How to Use This Parent PLUS Loan Interest Rate Calculator
- Enter Loan Principal: Input the total amount you intend to borrow or have borrowed for your child's education via the Parent PLUS loan. This is the gross amount before any fees are deducted.
- Input Origination Fee Percentage: Enter the current origination fee percentage for federal loans. This is typically a set rate determined by the Department of Education and can be found on official federal student aid websites. For loans disbursed after October 1, 2022, it has been 4.226%.
- Enter Stated Interest Rate (APR): Input the annual interest rate (APR) for the Parent PLUS loan. This rate is set annually by the Department of Education based on market conditions.
- Click 'Calculate': The calculator will process the inputs and display:
- The dollar amount of the origination fee.
- The net amount you will actually receive.
- The estimated effective interest rate (APR), which is higher than the stated APR due to the fee.
- An estimated total interest paid over the life of the loan.
- Use the 'Copy Results' Button: Click this to copy the calculated results to your clipboard for easy pasting into documents or notes.
- Reset Values: Use the 'Reset' button to clear all fields and return to default values.
Selecting Correct Units: This calculator primarily uses USD ($) for monetary values and percentages (%) for rates and fees. Ensure your inputs are in the correct format.
Interpreting Results: Pay close attention to the 'Effective Interest Rate'. This figure gives you a more accurate picture of the loan's cost compared to the stated APR, as it accounts for the immediate reduction in funds received.
Key Factors That Affect Parent PLUS Loan Interest Rates
- Federal Policy and Treasury Yields: The interest rate for federal student loans, including Parent PLUS loans, is set annually by the Department of Education. It's calculated based on the high-yield (10-year) Treasury note auction plus a statutory add-on margin. Fluctuations in the bond market directly impact this rate.
- Disbursement Date: The interest rate is fixed for the life of the loan once it's disbursed, but the rate itself is determined at the beginning of each academic year (July 1st) and applies to new loans disbursed during that period.

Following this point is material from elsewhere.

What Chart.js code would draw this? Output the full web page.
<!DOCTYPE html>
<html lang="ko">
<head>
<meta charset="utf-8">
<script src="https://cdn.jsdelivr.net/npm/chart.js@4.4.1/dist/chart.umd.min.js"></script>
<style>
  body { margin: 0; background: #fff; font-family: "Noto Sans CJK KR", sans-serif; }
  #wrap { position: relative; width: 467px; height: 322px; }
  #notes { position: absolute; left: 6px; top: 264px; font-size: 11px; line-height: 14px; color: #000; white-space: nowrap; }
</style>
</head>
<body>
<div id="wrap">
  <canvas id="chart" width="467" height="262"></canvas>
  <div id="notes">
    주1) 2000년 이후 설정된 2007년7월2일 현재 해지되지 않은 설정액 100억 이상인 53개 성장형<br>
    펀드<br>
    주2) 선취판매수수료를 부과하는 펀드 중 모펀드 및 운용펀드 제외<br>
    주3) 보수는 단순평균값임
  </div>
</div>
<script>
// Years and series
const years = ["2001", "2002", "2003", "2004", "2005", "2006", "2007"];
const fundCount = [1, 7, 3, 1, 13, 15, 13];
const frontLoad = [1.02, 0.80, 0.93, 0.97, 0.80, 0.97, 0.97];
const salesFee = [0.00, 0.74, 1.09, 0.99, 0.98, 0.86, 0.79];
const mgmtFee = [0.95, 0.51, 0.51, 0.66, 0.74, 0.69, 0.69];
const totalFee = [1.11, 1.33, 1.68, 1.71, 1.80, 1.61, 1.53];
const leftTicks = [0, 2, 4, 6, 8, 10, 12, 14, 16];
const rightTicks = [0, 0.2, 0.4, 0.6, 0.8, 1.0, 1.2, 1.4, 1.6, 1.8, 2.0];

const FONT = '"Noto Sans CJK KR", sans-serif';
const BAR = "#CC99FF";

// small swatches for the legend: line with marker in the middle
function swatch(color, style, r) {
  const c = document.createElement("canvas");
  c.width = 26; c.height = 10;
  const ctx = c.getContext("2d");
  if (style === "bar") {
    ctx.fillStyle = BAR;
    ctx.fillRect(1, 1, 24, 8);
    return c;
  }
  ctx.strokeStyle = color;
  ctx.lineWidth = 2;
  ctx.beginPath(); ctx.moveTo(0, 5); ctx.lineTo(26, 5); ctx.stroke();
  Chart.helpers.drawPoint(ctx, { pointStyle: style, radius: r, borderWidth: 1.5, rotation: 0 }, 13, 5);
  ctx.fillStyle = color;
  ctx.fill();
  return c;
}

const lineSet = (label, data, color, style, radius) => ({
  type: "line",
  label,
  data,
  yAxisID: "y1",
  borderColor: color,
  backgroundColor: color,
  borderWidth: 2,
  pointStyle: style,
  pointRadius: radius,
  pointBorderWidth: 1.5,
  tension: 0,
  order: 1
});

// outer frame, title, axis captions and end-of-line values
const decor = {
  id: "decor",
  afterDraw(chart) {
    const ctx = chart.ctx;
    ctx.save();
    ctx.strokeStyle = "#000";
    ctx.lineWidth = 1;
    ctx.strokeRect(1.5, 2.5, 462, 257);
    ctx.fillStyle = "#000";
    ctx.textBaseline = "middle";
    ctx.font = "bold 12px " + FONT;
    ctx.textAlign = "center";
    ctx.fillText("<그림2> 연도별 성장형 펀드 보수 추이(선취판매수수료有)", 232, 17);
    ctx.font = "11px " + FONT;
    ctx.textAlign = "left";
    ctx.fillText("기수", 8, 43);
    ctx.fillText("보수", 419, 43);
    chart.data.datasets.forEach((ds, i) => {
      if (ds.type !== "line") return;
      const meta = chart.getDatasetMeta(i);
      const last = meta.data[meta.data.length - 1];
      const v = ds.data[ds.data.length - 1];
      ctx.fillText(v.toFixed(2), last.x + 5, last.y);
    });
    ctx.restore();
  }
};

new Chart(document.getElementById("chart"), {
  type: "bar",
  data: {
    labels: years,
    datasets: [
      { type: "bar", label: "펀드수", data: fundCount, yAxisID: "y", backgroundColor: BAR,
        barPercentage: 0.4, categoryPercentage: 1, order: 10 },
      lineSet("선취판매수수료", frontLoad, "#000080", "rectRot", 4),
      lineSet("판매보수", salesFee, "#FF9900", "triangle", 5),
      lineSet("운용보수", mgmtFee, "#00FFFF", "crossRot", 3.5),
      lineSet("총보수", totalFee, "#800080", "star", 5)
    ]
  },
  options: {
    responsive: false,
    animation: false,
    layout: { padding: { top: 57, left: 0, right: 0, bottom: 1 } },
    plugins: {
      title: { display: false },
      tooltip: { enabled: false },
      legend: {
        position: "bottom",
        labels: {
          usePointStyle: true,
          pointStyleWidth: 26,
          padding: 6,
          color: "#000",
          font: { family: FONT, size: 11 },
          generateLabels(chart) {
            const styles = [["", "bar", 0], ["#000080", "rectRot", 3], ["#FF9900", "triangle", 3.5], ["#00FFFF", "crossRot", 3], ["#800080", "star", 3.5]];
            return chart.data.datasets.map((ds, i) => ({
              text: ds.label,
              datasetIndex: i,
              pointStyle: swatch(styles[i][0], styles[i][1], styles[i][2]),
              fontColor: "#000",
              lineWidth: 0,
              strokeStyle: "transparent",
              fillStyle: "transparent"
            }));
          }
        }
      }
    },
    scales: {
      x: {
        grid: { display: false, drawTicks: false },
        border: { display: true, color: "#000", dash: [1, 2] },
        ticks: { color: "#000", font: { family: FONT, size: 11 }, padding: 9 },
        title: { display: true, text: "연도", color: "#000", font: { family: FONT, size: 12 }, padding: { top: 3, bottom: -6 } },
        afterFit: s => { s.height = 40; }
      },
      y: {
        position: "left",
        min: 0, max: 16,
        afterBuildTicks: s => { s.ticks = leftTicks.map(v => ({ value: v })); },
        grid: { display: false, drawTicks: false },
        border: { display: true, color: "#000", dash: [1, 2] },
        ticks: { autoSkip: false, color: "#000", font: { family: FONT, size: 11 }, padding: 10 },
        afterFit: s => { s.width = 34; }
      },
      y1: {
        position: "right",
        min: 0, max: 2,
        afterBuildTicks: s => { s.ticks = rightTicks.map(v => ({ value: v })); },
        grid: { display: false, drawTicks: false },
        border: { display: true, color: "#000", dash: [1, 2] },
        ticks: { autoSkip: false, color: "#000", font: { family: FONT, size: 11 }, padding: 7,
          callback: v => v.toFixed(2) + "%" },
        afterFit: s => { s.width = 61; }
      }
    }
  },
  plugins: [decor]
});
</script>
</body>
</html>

- Origination Fees: As demonstrated by the calculator, these upfront fees reduce the net amount received. While not affecting the *stated* APR, they increase the *effective* APR. The percentage can change year to year based on federal appropriations.
- Loan Term Length: While the interest rate itself isn't directly determined by the loan term chosen (federal loans have standard repayment schedules that can be extended), the total interest paid is heavily influenced by how long you take to repay the loan. Longer terms mean more interest paid overall, even at the same rate.

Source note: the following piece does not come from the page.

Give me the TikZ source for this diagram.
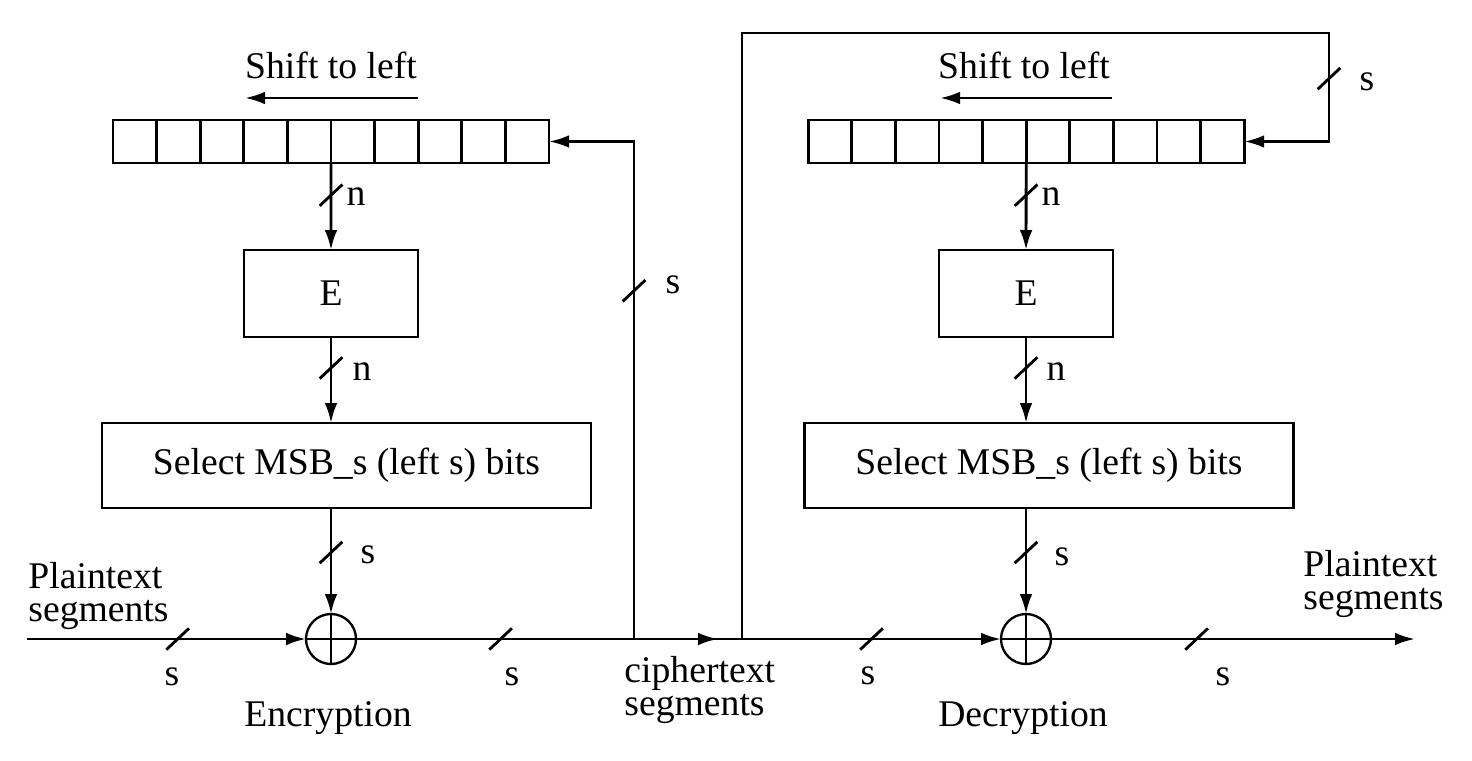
\documentclass[tikz,border=0pt]{standalone}
\usepackage{fontspec}
\setmainfont{Liberation Serif}
\usetikzlibrary{arrows.meta}

\begin{document}
\begin{tikzpicture}[
  x=0.3pt, y=-0.3pt,
  line width=0.85pt,
  font=\fontsize{11.3}{10}\selectfont,
  arrow/.style={-{Latex[length=6pt,width=3.8pt]}},
  cell/.style={draw, minimum width=13.08pt, minimum height=12.9pt, inner sep=0pt, outer sep=0pt},
  ebox/.style={draw, minimum width=52.2pt, minimum height=26.1pt, inner sep=0pt, outer sep=0pt},
  selbox/.style={draw, minimum width=146.7pt, minimum height=25.5pt, inner sep=0pt, outer sep=0pt},
  xorgate/.style={draw, circle, minimum size=15pt, inner sep=0pt, outer sep=0pt, line width=0.7pt,
    path picture={\draw (path picture bounding box.north) -- (path picture bounding box.south)
      (path picture bounding box.west) -- (path picture bounding box.east);}},
  note/.style={inner sep=0pt},
  busmark/.pic={\draw[-] (-3.4pt,-3.2pt) -- (3.4pt,3.2pt);}
]
\useasboundingbox (0,0) rectangle (1472,760);

% encryption side
\foreach \i in {1,...,10}
  \node[cell] (cl\i) at ({91.2+43.6*\i},141.5) {};
\node[note] (shiftL) at (331,65) {Shift to left};
\coordinate (shLa) at (418,98);
\coordinate (shLb) at (245,98);
\draw[arrow] (shLa) -- (shLb);

\node[ebox] (eL) at (331,293.5) {E};
\node[selbox] (selL) at (346.5,465.5) {Select MSB\_s (left s) bits};
\node[xorgate] (xorL) at (331,639) {};

\draw[arrow] (cl5.south east) -- (eL.north) pic[pos=.37]{busmark};
\draw[arrow] (eL.south) -- (eL.south |- selL.north) pic[pos=.36]{busmark};
\draw[arrow] (xorL |- selL.south) -- (xorL) pic[pos=.42]{busmark};

\node[note] (nL1) at (356,197) {n};
\node[note] (nL2) at (362,372) {n};
\node[note] (sL3) at (368,555) {s};

% decryption side
\foreach \i in {1,...,10}
  \node[cell] (cr\i) at ({786.4+43.6*\i},141.5) {};
\node[note] (shiftR) at (1024,65) {Shift to left};
\coordinate (shRa) at (1112,98);
\coordinate (shRb) at (940,98);
\draw[arrow] (shRa) -- (shRb);

\node[ebox] (eR) at (1026,293.5) {E};
\node[selbox] (selR) at (1049,465.5) {Select MSB\_s (left s) bits};
\node[xorgate] (xorR) at (1026,639) {};

\draw[arrow] (cr5.south east) -- (eR.north) pic[pos=.37]{busmark};
\draw[arrow] (eR.south) -- (eR.south |- selR.north) pic[pos=.36]{busmark};
\draw[arrow] (xorR |- selR.south) -- (xorR) pic[pos=.42]{busmark};

\node[note] (nR1) at (1051,197) {n};
\node[note] (nR2) at (1056,372) {n};
\node[note] (sR3) at (1062,557) {s};

% segment lines
\coordinate (inL) at (27,639);
\coordinate (jL) at (634,639);
\coordinate (ct) at (718,639);
\coordinate (jR) at (742,639);
\coordinate (topR) at (1329,33);
\coordinate (outR) at (1415,639);

\draw[arrow] (inL) -- (xorL) pic[pos=.54]{busmark};
\draw (xorL) -- (jL) pic[pos=.52]{busmark};
\draw[arrow] (jL) |- (cl10.east) pic[pos=.35]{busmark};
\draw (jL) -- (jR);
\draw[arrow] (jL) -- (ct);
\draw[arrow] (jR) -- (xorR) pic[pos=.5]{busmark};
\draw[arrow] (jR) |- (topR) |- (cr10.east) pic[pos=.21]{busmark};
\draw[arrow] (xorR) -- (outR) pic[pos=.4]{busmark};

\node[note] (sIn) at (172,677) {s};
\node[note] (sEnc) at (512,677) {s};
\node[note] (sFb) at (673,285) {s};
\node[note] (sDec) at (868,676) {s};
\node[note] (sOut) at (1223,677) {s};
\node[note] (sTop) at (1367,82) {s};

\node[note, align=left, anchor=west] (ptIn) at (27,596) {Plaintext\\segments};
\node[note, align=left, anchor=west] (ctxt) at (623,690) {ciphertext\\segments};
\node[note, align=left, anchor=west] (ptOut) at (1302,584) {Plaintext\\segments};
\node[note] (encL) at (328,718) {Encryption};
\node[note] (decL) at (1023,718) {Decryption};

\end{tikzpicture}
\end{document}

- Capitalization of Unpaid Interest: If interest is not paid while the student is in school or during deferment periods, it can be added to the principal balance. This process, known as capitalization, increases the total amount owed and therefore the total interest paid over the life of the loan.
- Potential for Loan Consolidation: While Parent PLUS loans can be consolidated into a Direct Consolidation Loan, they lose some federal benefits (like potential in-school deferment) and the new interest rate is a weighted average of the consolidated loans, rounded up. This doesn't directly affect the *initial* rate but is a factor in long-term repayment strategy.
FAQ: Parent PLUS Loan Interest Rate Calculator & Loans
Q1: What is the typical origination fee for a Parent PLUS loan?
A1: For loans disbursed on or after October 1, 2022, the origination fee is 4.226%. This fee can change annually based on federal legislation and appropriations.
Q2: How does the origination fee affect my loan?
A2: The origination fee is deducted from the total loan amount before you receive the funds. This means you receive less money than you borrow, effectively increasing the interest rate you pay on the actual amount received. Our calculator shows this as the 'Effective Interest Rate'.
Q3: Can the interest rate on a Parent PLUS loan change?
A3: No, Parent PLUS loans have a fixed interest rate. Once the rate is set for the academic year your loan is disbursed, it remains the same for the entire life of that loan, regardless of market fluctuations.
Q4: What is the difference between the stated APR and the effective APR?
A4: The stated APR is the rate published by the Department of Education. The effective APR is the rate adjusted to account for costs like origination fees deducted upfront. Because these fees reduce the amount of money you actually have access to, the effective APR is always higher than the stated APR.
Q5: How is the total interest paid estimated?
A5: The calculator provides a simplified estimate of total interest paid over the life of the loan. It's based on the net loan amount received and the stated APR, assuming standard repayment terms and no capitalization of unpaid interest. Actual total interest may vary based on repayment period, payment timing, and capitalization events.
Q6: Are there other fees associated with Parent PLUS loans?
A6: The primary fee is the origination fee. There are no prepayment penalties if you wish to pay off the loan early. Interest that accrues during deferment periods may be capitalized if not paid, which acts like an additional cost.
Q7: Can I borrow more than the cost of attendance with a Parent PLUS loan?
A7: No, the maximum amount you can borrow is limited by the student's cost of attendance at their institution, minus any other financial aid received.
Q8: What happens if I can't make the payments on my Parent PLUS loan?
A8: Parent PLUS loans offer options like deferment and forbearance. Additionally, they may be eligible for income-driven repayment (IDR) plans if consolidated into a Direct Consolidation Loan, though this involves losing some original PLUS loan benefits and averaging interest rates.